French artist and accessories maker (born 1936)

An example of Lea Stein's Art Deco jewellery. This poised cat brooch is called "Quarrelsome."

Léa Stein (born 11 February 1936) is a French artist and accessories maker, known for her compressed plastic buttons, brooches and bracelets. She is often hailed as "the most notable and innovative designer of plastic jewelry of the 20th century".

Little is known about her childhood, but some sources suggest that she spent part of it in a WWII concentration camp. She also trained as an artist at a young age.

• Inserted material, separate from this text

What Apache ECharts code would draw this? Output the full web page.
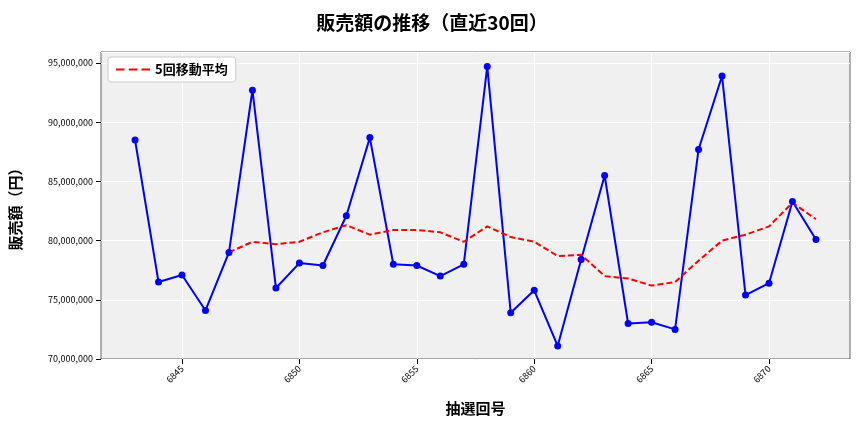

Stein entered the fashion industry in 1957 working in textiles, and by 1965 had developed an interest in plastic. She worked with her husband, chemist Fernand Steinberger, to develop a process of layering very thin sheets of cellulose acetate (or rhodoid) and laminating them to form a "multi-coloured sandwich of plastic". Each 'sandwich' was baked for a long time, then cooled and cut into shapes. The process could take as long as six months.

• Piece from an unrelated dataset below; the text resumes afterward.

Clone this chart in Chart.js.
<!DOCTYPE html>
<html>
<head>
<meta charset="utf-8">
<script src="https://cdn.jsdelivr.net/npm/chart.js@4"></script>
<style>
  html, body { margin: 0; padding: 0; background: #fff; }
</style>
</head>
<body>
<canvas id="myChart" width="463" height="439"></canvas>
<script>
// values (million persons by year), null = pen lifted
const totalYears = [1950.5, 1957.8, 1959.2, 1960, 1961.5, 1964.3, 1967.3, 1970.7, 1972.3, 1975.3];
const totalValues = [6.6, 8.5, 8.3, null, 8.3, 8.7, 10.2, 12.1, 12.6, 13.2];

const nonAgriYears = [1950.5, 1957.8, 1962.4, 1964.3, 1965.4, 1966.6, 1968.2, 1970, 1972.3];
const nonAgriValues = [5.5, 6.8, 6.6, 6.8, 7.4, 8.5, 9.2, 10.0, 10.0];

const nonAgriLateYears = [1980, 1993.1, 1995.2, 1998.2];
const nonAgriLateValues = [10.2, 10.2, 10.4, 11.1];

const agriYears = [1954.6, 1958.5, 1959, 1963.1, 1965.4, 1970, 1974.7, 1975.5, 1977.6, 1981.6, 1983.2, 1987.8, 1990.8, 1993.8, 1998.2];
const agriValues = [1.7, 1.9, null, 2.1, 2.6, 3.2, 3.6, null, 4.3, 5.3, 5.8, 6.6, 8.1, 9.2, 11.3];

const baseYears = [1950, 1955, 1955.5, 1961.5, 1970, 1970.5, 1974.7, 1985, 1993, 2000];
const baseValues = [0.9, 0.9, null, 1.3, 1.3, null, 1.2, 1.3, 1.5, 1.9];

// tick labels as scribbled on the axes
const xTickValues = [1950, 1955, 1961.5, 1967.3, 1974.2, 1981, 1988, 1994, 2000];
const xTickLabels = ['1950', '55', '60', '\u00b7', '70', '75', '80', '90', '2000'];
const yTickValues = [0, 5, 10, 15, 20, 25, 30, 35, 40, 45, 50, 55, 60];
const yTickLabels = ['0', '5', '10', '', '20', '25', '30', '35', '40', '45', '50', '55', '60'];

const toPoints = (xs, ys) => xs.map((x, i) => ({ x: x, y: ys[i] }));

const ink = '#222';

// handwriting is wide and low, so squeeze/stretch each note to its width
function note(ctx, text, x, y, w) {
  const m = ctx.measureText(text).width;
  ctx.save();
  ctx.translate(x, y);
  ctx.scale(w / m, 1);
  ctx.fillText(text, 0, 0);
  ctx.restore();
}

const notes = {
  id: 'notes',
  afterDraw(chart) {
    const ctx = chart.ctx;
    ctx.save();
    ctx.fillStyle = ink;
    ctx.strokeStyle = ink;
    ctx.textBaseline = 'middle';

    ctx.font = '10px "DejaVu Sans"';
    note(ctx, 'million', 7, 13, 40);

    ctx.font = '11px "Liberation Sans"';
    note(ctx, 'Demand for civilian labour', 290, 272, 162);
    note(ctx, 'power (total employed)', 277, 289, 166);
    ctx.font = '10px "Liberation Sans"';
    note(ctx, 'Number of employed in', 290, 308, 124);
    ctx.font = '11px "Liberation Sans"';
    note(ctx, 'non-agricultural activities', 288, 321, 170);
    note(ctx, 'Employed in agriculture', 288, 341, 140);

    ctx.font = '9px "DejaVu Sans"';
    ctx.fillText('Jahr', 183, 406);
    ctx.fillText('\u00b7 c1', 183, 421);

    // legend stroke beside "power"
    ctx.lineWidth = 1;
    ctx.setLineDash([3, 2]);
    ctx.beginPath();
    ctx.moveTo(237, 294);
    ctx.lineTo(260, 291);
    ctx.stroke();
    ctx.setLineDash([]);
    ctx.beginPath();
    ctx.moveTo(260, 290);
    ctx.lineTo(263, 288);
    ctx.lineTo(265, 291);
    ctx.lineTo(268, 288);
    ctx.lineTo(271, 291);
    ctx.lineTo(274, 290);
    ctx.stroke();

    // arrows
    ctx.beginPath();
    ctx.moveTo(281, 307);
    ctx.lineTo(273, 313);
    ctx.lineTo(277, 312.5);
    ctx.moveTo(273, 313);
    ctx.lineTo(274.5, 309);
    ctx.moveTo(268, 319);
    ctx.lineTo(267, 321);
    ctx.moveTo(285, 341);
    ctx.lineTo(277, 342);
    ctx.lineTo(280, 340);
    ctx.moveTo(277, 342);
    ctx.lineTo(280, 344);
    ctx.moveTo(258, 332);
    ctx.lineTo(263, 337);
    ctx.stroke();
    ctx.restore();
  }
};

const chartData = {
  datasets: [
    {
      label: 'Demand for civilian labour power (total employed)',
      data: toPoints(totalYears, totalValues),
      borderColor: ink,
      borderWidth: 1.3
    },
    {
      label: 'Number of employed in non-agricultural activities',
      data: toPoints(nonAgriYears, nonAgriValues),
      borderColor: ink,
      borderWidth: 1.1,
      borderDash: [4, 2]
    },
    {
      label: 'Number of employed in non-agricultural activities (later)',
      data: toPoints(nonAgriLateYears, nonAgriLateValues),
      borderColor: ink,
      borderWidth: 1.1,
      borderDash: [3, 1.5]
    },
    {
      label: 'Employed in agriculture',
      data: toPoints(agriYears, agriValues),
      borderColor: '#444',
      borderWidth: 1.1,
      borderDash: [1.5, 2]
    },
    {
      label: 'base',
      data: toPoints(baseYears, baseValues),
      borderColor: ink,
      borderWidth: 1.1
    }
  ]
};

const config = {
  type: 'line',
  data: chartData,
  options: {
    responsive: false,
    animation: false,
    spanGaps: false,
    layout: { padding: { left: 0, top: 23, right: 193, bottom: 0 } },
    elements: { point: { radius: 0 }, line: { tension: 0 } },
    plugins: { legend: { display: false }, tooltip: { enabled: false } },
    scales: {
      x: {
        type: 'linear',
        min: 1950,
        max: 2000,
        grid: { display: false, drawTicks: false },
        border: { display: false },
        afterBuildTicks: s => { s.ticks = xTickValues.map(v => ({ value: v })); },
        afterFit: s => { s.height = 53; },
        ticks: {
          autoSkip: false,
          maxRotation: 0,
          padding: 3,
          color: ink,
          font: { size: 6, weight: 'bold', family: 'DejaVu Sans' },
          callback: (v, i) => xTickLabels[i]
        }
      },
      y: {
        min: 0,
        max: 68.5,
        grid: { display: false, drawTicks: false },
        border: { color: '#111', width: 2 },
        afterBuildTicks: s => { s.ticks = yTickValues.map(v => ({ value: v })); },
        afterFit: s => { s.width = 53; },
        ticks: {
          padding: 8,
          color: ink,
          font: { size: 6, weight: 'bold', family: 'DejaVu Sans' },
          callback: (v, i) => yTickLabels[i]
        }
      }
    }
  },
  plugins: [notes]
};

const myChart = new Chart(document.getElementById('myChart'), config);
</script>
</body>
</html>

This technique allowed Stein to insert different fabrics (such as brocades and lace), colors and textures into the plastic.

==Jewellery==

The back of a Lea Stein "Quarrelsome" brooch. Note the inscribed v-shaped metal clasp.

Stein's brooches feature animals, cars, household items, celebrities and people in a distinctive style, sometimes resembling Art Deco (which leads some people to mistakenly date her work to the 1920s). Each brooch has a name, sometimes as simple as 'Fox' or more descriptive like 'Quarrelsome' the cat. Each design might come in dozens of different colors and patterns.

The brooches were made in two periods: vintage (1969 to 1981) and modern (1991 —). Each brooch has a distinctive v-shaped metal clasp inscribed with 'Lea Stein Paris'. Some collectors suggest that the clasp determines which era it was made in. Vintage brooches had the clasps heat mounted into the plastic; in modern brooches, the clasps are riveted on. Some early brooches had v-shaped clasps without the 'Lea Stein' inscription. However, other collectors suggest this is not true. The only way to discern vintage from modern is to have an extensive knowledge of Stein's designs.

The most valuable items in Stein's collection are the serigraphy pins and buckles, a plastic / celluloid version of Victorian miniatures.